The forest that looked like a swordfight is really a farm that happens to grow in the shape of one.
The crop behind the scenery
Two harvests matter here, and neither is the wood. In spring the ground splits with 春笋 (chūnsǔn), spring shoots, cut before they toughen and sold by the roadside in loose piles; through the cold months the prized 冬笋 (dōngsǔn), winter shoots, are dug from under the surface before they ever break through. Restaurants in the surrounding villages cook both hard — braised dark in soy, or stir-fried with pork — and serve 竹筒饭 (zhútǒngfàn), rice steamed inside a fresh length of bamboo, which arrives smelling faintly of the culm it cooked in.
The other crop is on the far hillsides: 安吉白茶 (Ānjí báichá), Anji white tea, which is confusingly a green tea, its early-spring leaves so pale they look bleached. It is picked in a narrow window around late March and priced well above ordinary green — a good grade runs into the hundreds of yuan per 500 grams — and the terraced rows you pass on the drive in are as much a signature of the county as the bamboo.
Walking the ridge
None of the machinery existed when the film was shot; all of it now shares the same slopes. A chairlift, 索道 (suǒdào), lifts you from the valley to the upper ridge for roughly ¥50 round trip and saves a long climb of damp stone steps. Near the top a glass walkway, 玻璃栈道 (bōli zhàndào), was bolted to the cliff later, so you can stand out over the canopy the way the fighters seemed to. Down at the stream, bamboo rafts, 竹筏 (zhúfá), pole a slow line through the lower gorge in warmer months.

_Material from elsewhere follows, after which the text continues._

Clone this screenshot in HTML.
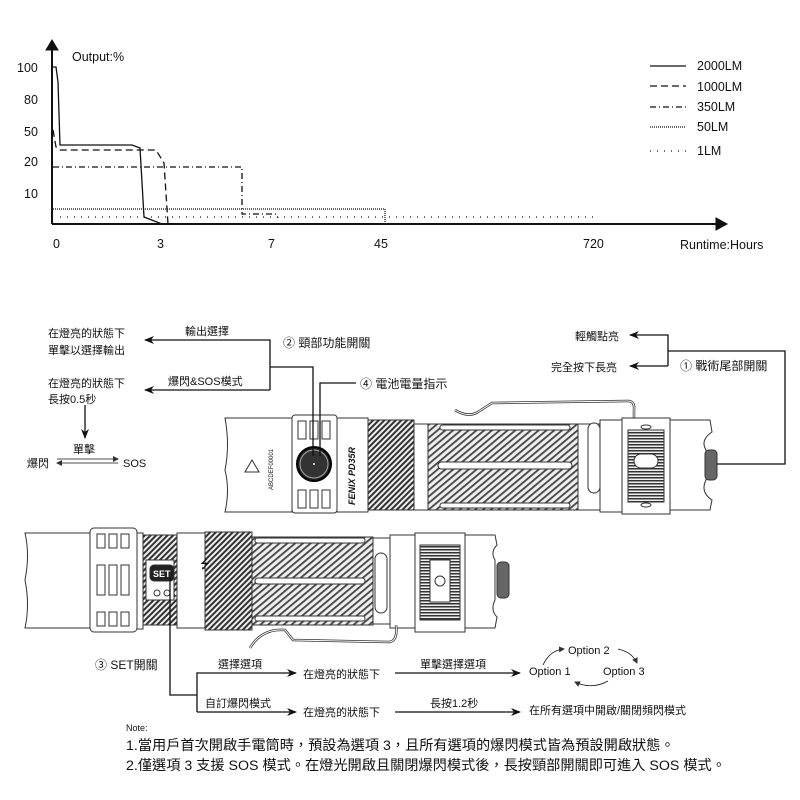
<!DOCTYPE html>
<html><head><meta charset="utf-8"><style>
html,body{margin:0;padding:0;background:#fff}
svg{display:block}
text{font-family:"Liberation Sans","Noto Sans CJK TC",sans-serif;fill:#111}
</style></head><body>
<svg width="800" height="800" viewBox="0 0 800 800" xmlns="http://www.w3.org/2000/svg">
<defs>
<pattern id="hd" width="4" height="4" patternUnits="userSpaceOnUse" patternTransform="rotate(45)"><rect width="4" height="4" fill="#eee"/><rect width="2" height="4" fill="#333"/></pattern>
<pattern id="hb" width="5" height="5" patternUnits="userSpaceOnUse" patternTransform="rotate(50)"><rect width="5" height="5" fill="#eee"/><rect width="1.8" height="5" fill="#444"/></pattern>
<pattern id="hr" width="4" height="3" patternUnits="userSpaceOnUse"><rect width="4" height="3" fill="#eee"/><rect width="4" height="1.5" fill="#333"/></pattern>
<marker id="ah" markerWidth="10" markerHeight="8" refX="9" refY="4" orient="auto" markerUnits="userSpaceOnUse"><path d="M0,0 L10,4 L0,8 L3,4 z" fill="#111"/></marker>
<marker id="as" markerWidth="6" markerHeight="6" refX="5" refY="3" orient="auto" markerUnits="userSpaceOnUse"><path d="M0,0 L6,3 L0,6 z" fill="#333"/></marker>
</defs>

<!-- chart -->
<g stroke="#111" fill="none">
<line x1="52" y1="224" x2="52" y2="48" stroke-width="2"/>
<path d="M46,50 L52,40 L58,50 z" fill="#111"/>
<line x1="52" y1="224" x2="718" y2="224" stroke-width="2"/>
<path d="M716,218 L727,224 L716,230 z" fill="#111"/>
<g stroke-width="1.3">
<path d="M53,67 L56,67 L58,82 L60,145 L132,145 L140,148 L144,217 L162,224"/>
<path d="M53,130 L56,147 L60,150 L156,150 L164,163 L168,224" stroke-dasharray="7,4"/>
<path d="M53,167 L242,167 L242,214 L276,214 L278,218" stroke-dasharray="6,3,1,3"/>
<path d="M53,209 L385,209 L385,224" stroke-dasharray="1,1"/>
<path d="M60,217 L595,217" stroke-dasharray="1,6"/>
<line x1="650" y1="66" x2="686" y2="66"/>
<line x1="650" y1="86" x2="686" y2="86" stroke-dasharray="7,4"/>
<line x1="650" y1="107" x2="686" y2="107" stroke-dasharray="6,3,1,3"/>
<line x1="650" y1="127" x2="686" y2="127" stroke-dasharray="1,1"/>
<line x1="650" y1="151" x2="686" y2="151" stroke-dasharray="1,6"/>
</g></g>
<g font-size="12.5">
<text x="72" y="61">Output:%</text>
<text x="17" y="72">100</text><text x="24" y="104">80</text><text x="24" y="136">50</text><text x="24" y="166">20</text><text x="24" y="198">10</text>
<text x="53" y="248">0</text><text x="157" y="248">3</text><text x="268" y="248">7</text><text x="374" y="248">45</text><text x="583" y="248">720</text>
<text x="680" y="249">Runtime:Hours</text>
<text x="697" y="70">2000LM</text><text x="697" y="91">1000LM</text><text x="697" y="111">350LM</text><text x="697" y="131">50LM</text><text x="697" y="155">1LM</text>
</g>

<!-- flashlight 1 -->
<g stroke="#333" stroke-width="1">
<path d="M455,410 Q468,418 478,412 L492,403 L628,401 Q635,401 634,410 L634,421" fill="none" stroke-width="2.5"/>
<path d="M455,410 Q468,418 478,412 L492,403 L628,401 Q635,401 634,410 L634,421" fill="none" stroke="#fff" stroke-width="1"/>
<path d="M225,418 L292,418 L292,512 L225,512 Q230,490 225,470 Q230,445 225,418z" fill="#fff"/>
<path d="M245,472 L252,460 L259,472z" fill="none"/>
<rect x="292" y="415" width="45" height="98" rx="3" fill="#fff"/>
<g fill="none"><rect x="298" y="421" width="8" height="18"/><rect x="310" y="421" width="8" height="18"/><rect x="322" y="421" width="8" height="18"/>
<rect x="298" y="490" width="8" height="18"/><rect x="310" y="490" width="8" height="18"/><rect x="322" y="490" width="8" height="18"/></g>
<circle cx="314" cy="464" r="17" fill="#222" stroke="#000" stroke-width="2"/><circle cx="314" cy="464" r="14" fill="#333" stroke="#aaa"/><circle cx="314" cy="464" r="1.5" fill="#fff"/>
<rect x="337" y="418" width="31" height="94" fill="#fff"/>
<rect x="368" y="420" width="46" height="90" fill="url(#hd)"/>
<rect x="414" y="424" width="14" height="86" fill="#fff"/>
<rect x="428" y="424" width="150" height="86" fill="url(#hb)"/>
<rect x="440" y="425" width="130" height="5" rx="2.5" fill="#fff"/>
<rect x="438" y="462" width="134" height="7" rx="3.5" fill="#fff"/>
<rect x="440" y="503" width="130" height="5" rx="2.5" fill="#fff"/>
<rect x="578" y="424" width="22" height="86" fill="#fff"/>
<rect x="588" y="423" width="12" height="70" rx="6" fill="#fff"/>
<rect x="600" y="420" width="22" height="92" fill="#fff"/>
<rect x="622" y="418" width="48" height="96" fill="#fff"/>
<rect x="628" y="430" width="36" height="72" fill="url(#hr)"/>
<rect x="634" y="454" width="24" height="14" rx="7" fill="#fff"/>
<ellipse cx="646" cy="427" rx="5" ry="2" fill="#fff"/><ellipse cx="646" cy="505" rx="5" ry="2" fill="#fff"/>
<path d="M670,420 L710,420 L712,432 Q700,440 706,450 L706,480 Q700,492 712,500 L710,510 L670,510z" fill="#fff"/>
<rect x="705" y="450" width="12" height="30" rx="4" fill="#666"/>
</g>
<text x="0" y="0" font-size="6" transform="translate(273,490) rotate(-90)">ABCDEF00001</text>
<text x="0" y="0" font-size="9" font-weight="bold" font-style="italic" transform="translate(355,505) rotate(-90)">FENIX PD35R</text>

<!-- flashlight 2 -->
<g stroke="#333" stroke-width="1">
<path d="M25,533 L90,533 L90,628 L25,628 Q30,605 25,580 Q30,555 25,533z" fill="#fff"/>
<rect x="90" y="528" width="47" height="104" rx="4" fill="#fff"/>
<g fill="none"><rect x="97" y="534" width="8" height="14"/><rect x="109" y="534" width="8" height="14"/><rect x="121" y="534" width="8" height="14"/>
<rect x="97" y="565" width="8" height="30"/><rect x="109" y="565" width="8" height="30"/><rect x="121" y="565" width="8" height="30"/>
<rect x="97" y="612" width="8" height="14"/><rect x="109" y="612" width="8" height="14"/><rect x="121" y="612" width="8" height="14"/></g>
<rect x="137" y="533" width="6" height="96" fill="#fff"/>
<rect x="143" y="535" width="34" height="90" fill="url(#hd)"/>
<rect x="146" y="560" width="28" height="40" fill="#fff"/>
<rect x="150" y="565" width="24" height="16" rx="4" fill="#222"/>
<circle cx="157" cy="593" r="3" fill="#fff"/><circle cx="167" cy="593" r="3" fill="#fff"/><circle cx="177" cy="593" r="3" fill="#fff"/>
<rect x="177" y="533" width="28" height="95" fill="#fff"/>
<rect x="205" y="532" width="47" height="98" fill="url(#hd)"/>
<rect x="252" y="537" width="121" height="88" fill="url(#hb)"/>
<rect x="255" y="538" width="110" height="5" rx="2.5" fill="#fff"/>
<rect x="255" y="578" width="110" height="6" rx="3" fill="#fff"/>
<rect x="255" y="616" width="110" height="5" rx="2.5" fill="#fff"/>
<rect x="373" y="538" width="17" height="86" fill="#fff"/>
<rect x="375" y="553" width="12" height="60" rx="6" fill="#fff"/>
<rect x="390" y="535" width="25" height="93" fill="#fff"/>
<rect x="415" y="533" width="50" height="99" fill="#fff"/>
<rect x="420" y="545" width="40" height="75" fill="url(#hr)"/>
<rect x="430" y="560" width="20" height="42" fill="#fff"/>
<circle cx="440" cy="581" r="5" fill="#fff"/>
<path d="M465,535 L495,535 L497,545 Q490,552 495,560 L495,600 Q490,610 497,617 L495,628 L465,628z" fill="#fff"/>
<rect x="497" y="562" width="12" height="36" rx="4" fill="#666"/>
<path d="M250,648 Q262,628 285,630 L293,640 L390,642 Q398,640 396,625" fill="none" stroke-width="2.5"/>
<path d="M250,648 Q262,628 285,630 L293,640 L390,642 Q398,640 396,625" fill="none" stroke="#fff" stroke-width="1"/>
</g>
<text x="153" y="577" font-size="9" font-weight="bold" style="fill:#fff">SET</text>
<text x="200" y="568" font-size="12">⭍</text>

<!-- connectors -->
<g stroke="#111" stroke-width="1.3" fill="none">
<path d="M313,456 L313,367 L270,367"/>
<path d="M270,390 L270,340 L145,340" marker-end="url(#ah)"/>
<path d="M270,390 L145,390" marker-end="url(#ah)"/>
<path d="M320,456 L320,383 L356,383"/>
<path d="M85,405 L85,438" marker-end="url(#ah)"/>
<path d="M57,459 L118,459" stroke-width="0.8" marker-end="url(#as)"/>
<path d="M118,463 L57,463" stroke-width="0.8" marker-end="url(#as)"/>
<path d="M717,464 L785,464 L785,351 L668,351"/>
<path d="M668,366 L668,335 L630,335" marker-end="url(#ah)"/>
<path d="M668,366 L630,366" marker-end="url(#ah)"/>
<path d="M170,577 L170,695 L197,695"/>
<path d="M197,712 L197,673 L296,673" marker-end="url(#ah)"/>
<path d="M197,712 L296,712" marker-end="url(#ah)"/>
<path d="M395,673 L520,673" marker-end="url(#ah)"/>
<path d="M395,712 L520,712" marker-end="url(#ah)"/>
<path d="M543,665 Q550,650 564,649" stroke-width="0.8" marker-end="url(#as)"/>
<path d="M618,649 Q632,652 637,663" stroke-width="0.8" marker-end="url(#as)"/>
<path d="M608,681 Q592,690 575,682" stroke-width="0.8" marker-end="url(#as)"/>
</g>

<g font-size="11">
<text x="48" y="337">在燈亮的狀態下</text><text x="48" y="354">單擊以選擇輸出</text>
<text x="48" y="387">在燈亮的狀態下</text><text x="48" y="403">長按0.5秒</text>
<text x="185" y="335">輸出選擇</text><text x="168" y="385">爆閃&amp;SOS模式</text>
<text x="73" y="453">單擊</text><text x="27" y="467">爆閃</text><text x="123" y="467">SOS</text>
<text x="283" y="347" font-size="12">② 頸部功能開關</text>
<text x="360" y="388" font-size="12">④ 電池電量指示</text>
<text x="575" y="340">輕觸點亮</text><text x="551" y="371">完全按下長亮</text>
<text x="680" y="370" font-size="12">① 戰術尾部開關</text>
<text x="95" y="669" font-size="12">③ SET開關</text>
<text x="218" y="668">選擇選項</text><text x="205" y="707">自訂爆閃模式</text>
<text x="303" y="678">在燈亮的狀態下</text><text x="303" y="716">在燈亮的狀態下</text>
<text x="420" y="668">單擊選擇選項</text><text x="430" y="707">長按1.2秒</text>
<text x="529" y="675">Option 1</text><text x="568" y="654">Option 2</text><text x="603" y="675">Option 3</text>
<text x="529" y="714">在所有選項中開啟/關閉頻閃模式</text>
<text x="126" y="731" font-size="9">Note:</text>
<text x="126" y="750" font-size="14.2">1.當用戶首次開啟手電筒時，預設為選項 3，且所有選項的爆閃模式皆為預設開啟狀態。</text>
<text x="126" y="770" font-size="14.2">2.僅選項 3 支援 SOS 模式。在燈光開啟且關閉爆閃模式後，長按頸部開關即可進入 SOS 模式。</text>
</g>
</svg>
</body></html>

For the frame that echoes the film, the upper platforms face the densest ridge, and the picture reads best when mist is still burning off the crowns in the first hour. Time the last chairlift down before you wander — miss it and the descent is all steps, and the stone holds wet long after any rain.
Going, and going lightly
From Hangzhou, long-distance coaches leave 杭州汽车西站 (Hangzhou West Bus Station) for the Anji county seat, 递铺 (Dìpù), in about two hours for something under ¥40; Anji also has its own rail station now on the intercity line if you would rather sit still. From the town, the scenic area is another thirty to forty minutes by cab or Didi into the hills, so agree the fare or the app price before you set off — few empty cars wait at the gate for the return, and that is the trip's one real trap. Arrange your ride back, or ask the ticket office, before you climb.
Weekday mornings are the quiet window; weekends and the spring-shoot season bring buses from Hangzhou and Shanghai, and the platforms fill. Shoes with grip matter more than a long lens. Bring cash for the roadside shoot-sellers and the smaller village kitchens, which do not always take a foreign card, and eat where the winter shoots are on the board.
安吉的竹海不是布景,而是一片仍在收割的竹林,只是恰好长成了一场剑斗的样子。